◆ Provided data ◆

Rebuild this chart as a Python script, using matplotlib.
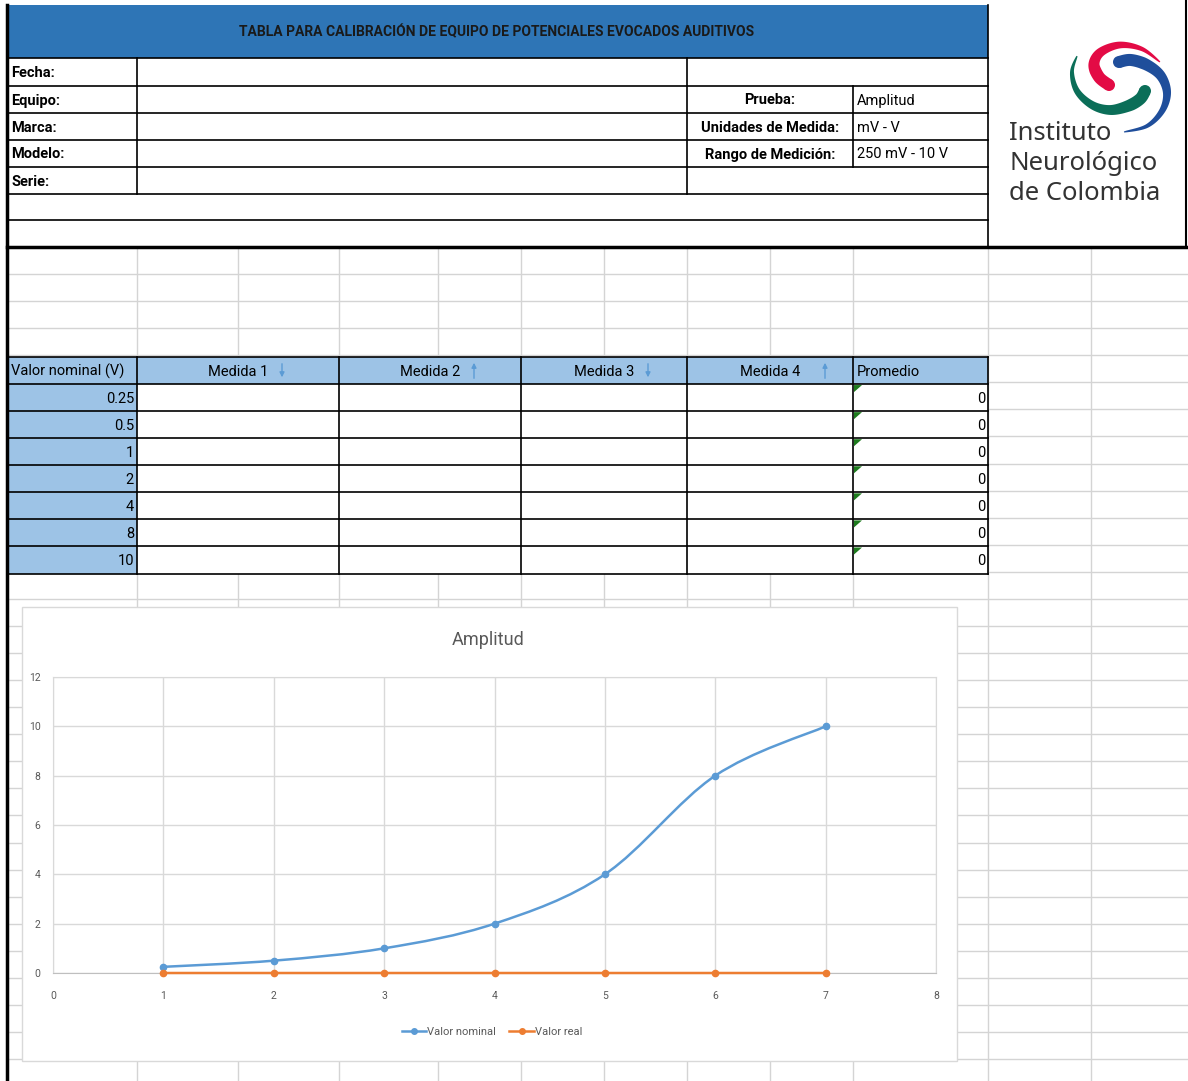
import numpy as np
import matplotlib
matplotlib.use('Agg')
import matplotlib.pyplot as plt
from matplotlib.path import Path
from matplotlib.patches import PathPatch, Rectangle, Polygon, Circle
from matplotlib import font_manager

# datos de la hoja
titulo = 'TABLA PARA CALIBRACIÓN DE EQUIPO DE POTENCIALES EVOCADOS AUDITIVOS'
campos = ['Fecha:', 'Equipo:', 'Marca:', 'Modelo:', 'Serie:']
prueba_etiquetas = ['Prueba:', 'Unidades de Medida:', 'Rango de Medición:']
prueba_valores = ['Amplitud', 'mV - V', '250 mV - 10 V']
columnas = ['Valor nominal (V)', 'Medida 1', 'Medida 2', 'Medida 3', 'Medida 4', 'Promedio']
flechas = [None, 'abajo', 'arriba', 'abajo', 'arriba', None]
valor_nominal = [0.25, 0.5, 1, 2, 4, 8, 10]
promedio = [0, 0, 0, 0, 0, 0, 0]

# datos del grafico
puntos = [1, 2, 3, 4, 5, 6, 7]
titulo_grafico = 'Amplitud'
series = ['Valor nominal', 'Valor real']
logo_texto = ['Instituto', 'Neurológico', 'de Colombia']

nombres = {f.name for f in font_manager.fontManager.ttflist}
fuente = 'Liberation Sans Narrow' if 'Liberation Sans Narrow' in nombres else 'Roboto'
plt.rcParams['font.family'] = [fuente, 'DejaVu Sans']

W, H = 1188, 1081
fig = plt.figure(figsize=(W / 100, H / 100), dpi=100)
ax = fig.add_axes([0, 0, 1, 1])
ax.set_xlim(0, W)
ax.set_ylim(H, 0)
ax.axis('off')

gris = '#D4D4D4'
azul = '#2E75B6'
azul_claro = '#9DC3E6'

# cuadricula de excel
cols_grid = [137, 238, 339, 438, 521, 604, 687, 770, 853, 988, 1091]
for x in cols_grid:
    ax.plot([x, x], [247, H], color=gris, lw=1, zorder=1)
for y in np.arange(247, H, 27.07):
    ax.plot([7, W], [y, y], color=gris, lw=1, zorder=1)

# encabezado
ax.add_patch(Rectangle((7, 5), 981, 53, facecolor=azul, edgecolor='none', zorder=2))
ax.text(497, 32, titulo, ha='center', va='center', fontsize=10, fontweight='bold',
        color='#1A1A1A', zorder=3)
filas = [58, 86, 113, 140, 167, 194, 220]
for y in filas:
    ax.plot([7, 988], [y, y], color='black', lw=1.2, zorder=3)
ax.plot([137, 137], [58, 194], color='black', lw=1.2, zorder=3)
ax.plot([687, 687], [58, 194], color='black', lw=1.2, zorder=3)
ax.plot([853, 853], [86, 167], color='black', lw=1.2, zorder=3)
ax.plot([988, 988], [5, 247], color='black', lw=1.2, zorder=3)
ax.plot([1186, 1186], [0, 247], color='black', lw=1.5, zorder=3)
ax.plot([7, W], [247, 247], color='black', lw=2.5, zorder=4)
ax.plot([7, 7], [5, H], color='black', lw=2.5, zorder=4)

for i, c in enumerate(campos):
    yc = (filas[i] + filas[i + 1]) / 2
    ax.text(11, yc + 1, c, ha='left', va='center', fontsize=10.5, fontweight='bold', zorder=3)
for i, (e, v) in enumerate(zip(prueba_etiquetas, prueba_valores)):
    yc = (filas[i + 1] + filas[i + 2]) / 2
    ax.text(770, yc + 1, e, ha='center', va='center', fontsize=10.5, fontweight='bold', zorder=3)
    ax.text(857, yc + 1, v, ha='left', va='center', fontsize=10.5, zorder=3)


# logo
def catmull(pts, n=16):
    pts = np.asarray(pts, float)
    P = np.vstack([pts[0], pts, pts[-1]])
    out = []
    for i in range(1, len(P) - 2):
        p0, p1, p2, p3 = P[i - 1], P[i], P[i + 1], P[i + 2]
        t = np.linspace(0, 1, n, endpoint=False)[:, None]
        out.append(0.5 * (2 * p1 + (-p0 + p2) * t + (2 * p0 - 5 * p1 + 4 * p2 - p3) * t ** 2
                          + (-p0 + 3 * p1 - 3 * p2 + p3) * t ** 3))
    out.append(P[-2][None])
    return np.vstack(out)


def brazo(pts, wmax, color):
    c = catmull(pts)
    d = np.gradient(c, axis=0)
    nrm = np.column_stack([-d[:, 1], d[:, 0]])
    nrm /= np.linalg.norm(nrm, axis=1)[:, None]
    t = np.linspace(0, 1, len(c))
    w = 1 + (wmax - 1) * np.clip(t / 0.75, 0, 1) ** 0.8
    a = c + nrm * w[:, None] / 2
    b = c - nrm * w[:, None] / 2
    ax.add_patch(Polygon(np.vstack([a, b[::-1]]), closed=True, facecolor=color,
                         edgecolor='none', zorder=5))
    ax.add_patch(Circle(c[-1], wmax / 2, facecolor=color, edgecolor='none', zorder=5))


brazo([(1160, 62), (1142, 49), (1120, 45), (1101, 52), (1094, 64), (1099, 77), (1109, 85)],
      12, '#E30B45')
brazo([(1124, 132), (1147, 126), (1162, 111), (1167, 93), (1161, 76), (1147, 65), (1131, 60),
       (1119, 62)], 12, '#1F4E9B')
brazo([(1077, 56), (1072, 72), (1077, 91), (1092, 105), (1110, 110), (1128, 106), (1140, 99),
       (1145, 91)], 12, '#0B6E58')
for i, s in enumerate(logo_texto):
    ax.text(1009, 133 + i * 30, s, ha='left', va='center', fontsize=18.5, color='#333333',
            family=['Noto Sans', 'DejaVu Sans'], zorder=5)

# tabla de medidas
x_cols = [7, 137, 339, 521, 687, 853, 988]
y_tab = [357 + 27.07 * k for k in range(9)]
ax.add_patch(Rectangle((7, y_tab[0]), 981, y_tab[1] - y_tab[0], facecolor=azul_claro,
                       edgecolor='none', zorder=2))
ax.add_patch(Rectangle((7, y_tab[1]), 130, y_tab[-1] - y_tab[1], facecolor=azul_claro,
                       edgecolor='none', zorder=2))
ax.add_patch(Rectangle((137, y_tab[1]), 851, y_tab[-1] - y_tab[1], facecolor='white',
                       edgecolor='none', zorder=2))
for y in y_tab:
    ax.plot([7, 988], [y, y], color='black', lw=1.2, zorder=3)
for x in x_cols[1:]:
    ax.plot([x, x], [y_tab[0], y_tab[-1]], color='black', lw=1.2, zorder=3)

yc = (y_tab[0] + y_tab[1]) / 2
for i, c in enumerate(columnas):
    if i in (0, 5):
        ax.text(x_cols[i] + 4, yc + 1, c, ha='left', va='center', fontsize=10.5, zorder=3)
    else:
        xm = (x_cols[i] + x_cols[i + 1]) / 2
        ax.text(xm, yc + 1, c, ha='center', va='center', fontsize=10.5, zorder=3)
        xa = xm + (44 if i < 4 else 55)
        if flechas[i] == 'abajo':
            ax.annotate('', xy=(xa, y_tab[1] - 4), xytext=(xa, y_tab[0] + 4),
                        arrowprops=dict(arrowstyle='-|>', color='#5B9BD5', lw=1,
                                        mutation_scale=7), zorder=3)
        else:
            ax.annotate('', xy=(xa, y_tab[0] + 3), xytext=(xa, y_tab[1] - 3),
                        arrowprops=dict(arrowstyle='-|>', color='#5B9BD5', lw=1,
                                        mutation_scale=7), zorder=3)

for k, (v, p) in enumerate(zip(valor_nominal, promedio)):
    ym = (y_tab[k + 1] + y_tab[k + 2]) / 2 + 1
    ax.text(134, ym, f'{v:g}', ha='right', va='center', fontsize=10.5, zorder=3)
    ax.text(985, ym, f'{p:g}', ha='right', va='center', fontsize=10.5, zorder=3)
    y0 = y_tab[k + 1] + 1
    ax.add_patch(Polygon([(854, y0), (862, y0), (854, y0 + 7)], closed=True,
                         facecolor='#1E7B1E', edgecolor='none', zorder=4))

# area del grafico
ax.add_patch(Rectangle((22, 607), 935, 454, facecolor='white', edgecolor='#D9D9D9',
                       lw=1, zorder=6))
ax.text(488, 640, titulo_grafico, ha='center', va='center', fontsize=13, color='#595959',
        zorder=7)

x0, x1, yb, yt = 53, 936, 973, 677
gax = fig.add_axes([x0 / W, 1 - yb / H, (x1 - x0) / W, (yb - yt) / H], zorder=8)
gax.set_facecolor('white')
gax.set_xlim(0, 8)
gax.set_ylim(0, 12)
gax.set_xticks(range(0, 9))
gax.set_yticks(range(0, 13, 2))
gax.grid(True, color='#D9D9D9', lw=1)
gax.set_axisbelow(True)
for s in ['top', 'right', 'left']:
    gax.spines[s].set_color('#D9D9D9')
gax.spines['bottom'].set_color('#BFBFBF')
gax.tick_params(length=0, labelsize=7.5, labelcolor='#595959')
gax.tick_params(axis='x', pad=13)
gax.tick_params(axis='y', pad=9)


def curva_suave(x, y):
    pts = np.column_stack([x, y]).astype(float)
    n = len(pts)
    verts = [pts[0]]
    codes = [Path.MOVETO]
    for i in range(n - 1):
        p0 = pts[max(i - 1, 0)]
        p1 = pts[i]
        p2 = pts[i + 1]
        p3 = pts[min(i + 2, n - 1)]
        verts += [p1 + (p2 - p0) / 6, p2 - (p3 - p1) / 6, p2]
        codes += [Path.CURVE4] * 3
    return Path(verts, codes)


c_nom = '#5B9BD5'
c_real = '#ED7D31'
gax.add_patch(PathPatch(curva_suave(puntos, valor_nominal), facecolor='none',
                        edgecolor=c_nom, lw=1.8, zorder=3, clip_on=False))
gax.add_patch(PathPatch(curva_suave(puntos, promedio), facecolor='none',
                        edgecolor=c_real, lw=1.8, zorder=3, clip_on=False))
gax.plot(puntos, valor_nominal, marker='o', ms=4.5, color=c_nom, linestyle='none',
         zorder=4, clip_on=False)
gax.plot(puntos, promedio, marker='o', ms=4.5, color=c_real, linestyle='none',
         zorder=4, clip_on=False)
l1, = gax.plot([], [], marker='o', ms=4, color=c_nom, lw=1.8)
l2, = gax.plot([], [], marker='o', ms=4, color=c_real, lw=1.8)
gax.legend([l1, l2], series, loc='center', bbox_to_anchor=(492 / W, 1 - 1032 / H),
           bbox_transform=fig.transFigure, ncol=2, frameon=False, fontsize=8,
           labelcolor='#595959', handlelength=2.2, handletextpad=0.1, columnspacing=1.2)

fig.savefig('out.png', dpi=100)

◆ Objective ◆
Pictures stay out. Repeat only the lines from the beginning of the data through the line that has "plt.rcParams['font.family'] = [fuente, 'DejaVu".

◆ Result of this exercise ◆
Rebuild this chart as a Python script, using matplotlib.
import numpy as np
import matplotlib
matplotlib.use('Agg')
import matplotlib.pyplot as plt
from matplotlib.path import Path
from matplotlib.patches import PathPatch, Rectangle, Polygon, Circle
from matplotlib import font_manager

# datos de la hoja
titulo = 'TABLA PARA CALIBRACIÓN DE EQUIPO DE POTENCIALES EVOCADOS AUDITIVOS'
campos = ['Fecha:', 'Equipo:', 'Marca:', 'Modelo:', 'Serie:']
prueba_etiquetas = ['Prueba:', 'Unidades de Medida:', 'Rango de Medición:']
prueba_valores = ['Amplitud', 'mV - V', '250 mV - 10 V']
columnas = ['Valor nominal (V)', 'Medida 1', 'Medida 2', 'Medida 3', 'Medida 4', 'Promedio']
flechas = [None, 'abajo', 'arriba', 'abajo', 'arriba', None]
valor_nominal = [0.25, 0.5, 1, 2, 4, 8, 10]
promedio = [0, 0, 0, 0, 0, 0, 0]

# datos del grafico
puntos = [1, 2, 3, 4, 5, 6, 7]
titulo_grafico = 'Amplitud'
series = ['Valor nominal', 'Valor real']
logo_texto = ['Instituto', 'Neurológico', 'de Colombia']

nombres = {f.name for f in font_manager.fontManager.ttflist}
fuente = 'Liberation Sans Narrow' if 'Liberation Sans Narrow' in nombres else 'Roboto'
plt.rcParams['font.family'] = [fuente, 'DejaVu Sans']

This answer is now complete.